What to look for before you buy
The smartest approach is to treat certification as one part of a broader buying decision. First, consider the value of the gemstone. The higher the purchase price, the more important independent verification becomes.
Next, look at the claims being made. If a gemstone is described as natural, untreated, rare, investment-grade or from a notable origin, supporting documentation is highly advisable. These descriptors can significantly affect pricing.
Then consider the seller's transparency. A trustworthy retailer should be clear about whether a stone is certified, which laboratory issued the report, and what the report does and does not confirm. They should also explain treatments openly rather than hiding them in fine print.
For many buyers, the sweet spot is a certified natural gemstone offered by a retailer that also provides detailed imagery, honest specifications and clear guidance. That combination creates confidence without forcing you to rely on marketing language alone.
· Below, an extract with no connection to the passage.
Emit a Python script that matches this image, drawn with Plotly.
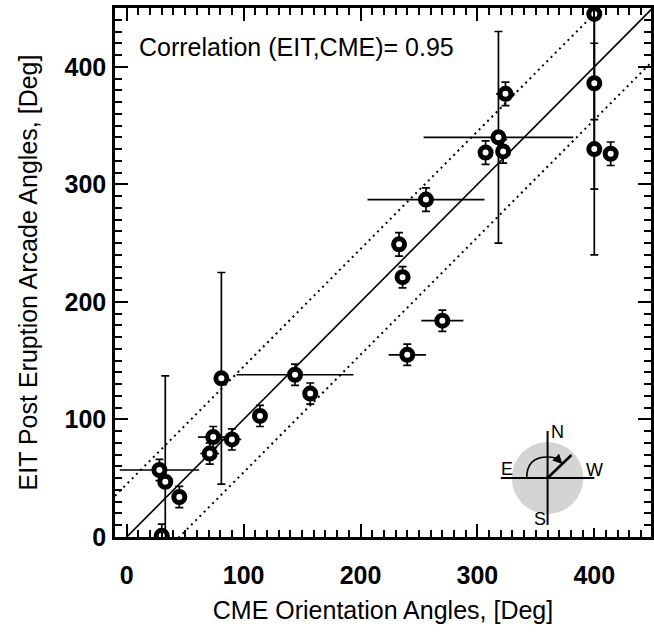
import plotly.graph_objects as go

# ---- data ----
cme_angle = [28, 33, 45, 30, 71, 74, 81, 90, 114, 144, 157, 236, 270, 240,
             400, 400, 400, 414, 324, 318, 307, 322, 256, 233]
eit_angle = [57, 47, 34, 1, 71, 85, 135, 83, 103, 138, 122, 221, 184, 155,
             445, 386, 330, 326, 377, 340, 327, 328, 287, 249]
cme_err = [34, 0, 0, 0, 8, 13, 0, 8, 0, 50, 0, 0, 18, 16,
           0, 0, 0, 0, 8, 64, 0, 0, 50, 3]
eit_err = [9, 90, 9, 10, 9, 9, 90, 9, 9, 9, 9, 9, 9, 9,
           90, 90, 90, 10, 10, 90, 10, 10, 10, 10]
band_offsets = [-45, 45]
line_x = [-10, 460]
correlation = 0.95
x_range = [-10, 448.5]
y_range = [0, 450]
major_step = 100
minor_step = 10

FONT = "Liberation Sans, Arial, Helvetica, sans-serif"

fig = go.Figure()

# one-to-one line
fig.add_trace(go.Scatter(x=line_x, y=line_x, mode="lines",
                         line=dict(color="black", width=1.6), showlegend=False,
                         hoverinfo="skip"))
# dotted band lines
for off in band_offsets:
    fig.add_trace(go.Scatter(x=line_x, y=[v + off for v in line_x], mode="lines",
                             line=dict(color="black", width=2, dash="2px,4px"),
                             showlegend=False, hoverinfo="skip"))

# data points with error bars
fig.add_trace(go.Scatter(
    x=cme_angle, y=eit_angle, mode="markers", showlegend=False,
    marker=dict(symbol="circle", size=11, color="white",
                line=dict(color="black", width=5)),
    error_y=dict(type="data", array=eit_err, visible=True, color="black",
                 thickness=1.7, width=4),
    error_x=dict(type="data", array=cme_err, visible=True, color="black",
                 thickness=1.7, width=0),
))

axis_common = dict(
    showgrid=False, zeroline=False, showline=True, linecolor="black",
    linewidth=2.5, mirror="allticks", ticks="inside", ticklen=13,
    tickwidth=2, tickcolor="black", tickmode="linear", tick0=0, dtick=major_step,
    tickfont=dict(family=FONT, size=25, color="black", weight="bold"),
    minor=dict(dtick=minor_step, ticks="inside", ticklen=7, tickwidth=2,
               tickcolor="black", showgrid=False),
)

fig.update_layout(
    width=654, height=632,
    margin=dict(l=115, r=0, t=8, b=95),
    plot_bgcolor="white", paper_bgcolor="white",
    font=dict(family=FONT, color="black"),
    xaxis=dict(range=x_range, ticklabelstandoff=14,
               title=dict(text="CME Orientation Angles, [Deg]",
                          font=dict(family=FONT, size=25), standoff=14),
               **axis_common),
    yaxis=dict(range=y_range, ticklabelstandoff=1,
               title=dict(text="EIT Post Eruption Arcade Angles, [Deg]",
                          font=dict(family=FONT, size=25), standoff=20),
               **axis_common),
    # inset axes for the compass (1 unit = 1 px)
    xaxis2=dict(domain=[0.7143, 0.8998], range=[-50, 50], anchor="y2",
                visible=False, fixedrange=True),
    yaxis2=dict(domain=[0.0170, 0.2060], range=[-50, 50], anchor="x2",
                visible=False, fixedrange=True),
)

fig.add_annotation(text=f"Correlation (EIT,CME)= {correlation:.2f}",
                   xref="paper", yref="paper", x=0.041, y=0.926,
                   xanchor="left", yanchor="middle", showarrow=False,
                   font=dict(family=FONT, size=25, color="black"))

# ---- compass inset ----
fig.add_shape(type="circle", xref="x2", yref="y2", x0=-36, x1=36, y0=-36, y1=36,
              fillcolor="#d4d4d4", line=dict(width=0), layer="above")
fig.add_shape(type="line", xref="x2", yref="y2", x0=-47, x1=47, y0=0, y1=0,
              line=dict(color="black", width=2), layer="above")
fig.add_shape(type="line", xref="x2", yref="y2", x0=0, x1=0, y0=-47, y1=47,
              line=dict(color="black", width=2), layer="above")
fig.add_shape(type="line", xref="x2", yref="y2", x0=0, x1=24, y0=0, y1=23,
              line=dict(color="black", width=2.5), layer="above")
fig.add_shape(type="path", xref="x2", yref="y2",
              path="M -21,0 Q -21,21 0,21 Q 9,21 13,17",
              line=dict(color="black", width=1.6), layer="above")
fig.add_annotation(xref="x2", yref="y2", axref="x2", ayref="y2",
                   x=15, y=14, ax=9, ay=20, text="", showarrow=True,
                   arrowhead=2, arrowsize=1.2, arrowwidth=1.6, arrowcolor="black")
for lab, lx, ly in [("N", 10, 46), ("E", -41, 9), ("W", 47, 8), ("S", -8, -41)]:
    fig.add_annotation(xref="x2", yref="y2", x=lx, y=ly, text=lab, showarrow=False,
                       font=dict(family=FONT, size=18, color="black"))

fig.write_html("out.html")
The value of confidence in a luxury purchase
At the luxury end of the market, certification supports something deeper than technical accuracy. It protects the integrity of the purchase. When you choose a gemstone for its natural brilliance, rarity and emotional significance, you want the facts to align with the beauty.
This is especially true when buying online, where trust must be earned through transparency. An elegant design and a compelling description can spark desire, but documentation helps turn desire into certainty. For a brand such as Gaia Gems, where ethically sourced and certified stones sit at the heart of the offering, that certainty is part of the experience itself.
So, are certified gemstones worth it? If you are purchasing a meaningful, valuable or potentially collectible stone, they usually are. Not because a certificate makes a gemstone beautiful, but because it helps ensure the beauty you see is matched by authenticity, rarity and honest value. When a gemstone is meant to last a lifetime, confidence is never a small detail.
Choose the stone that speaks to you, but make sure its story stands on solid ground.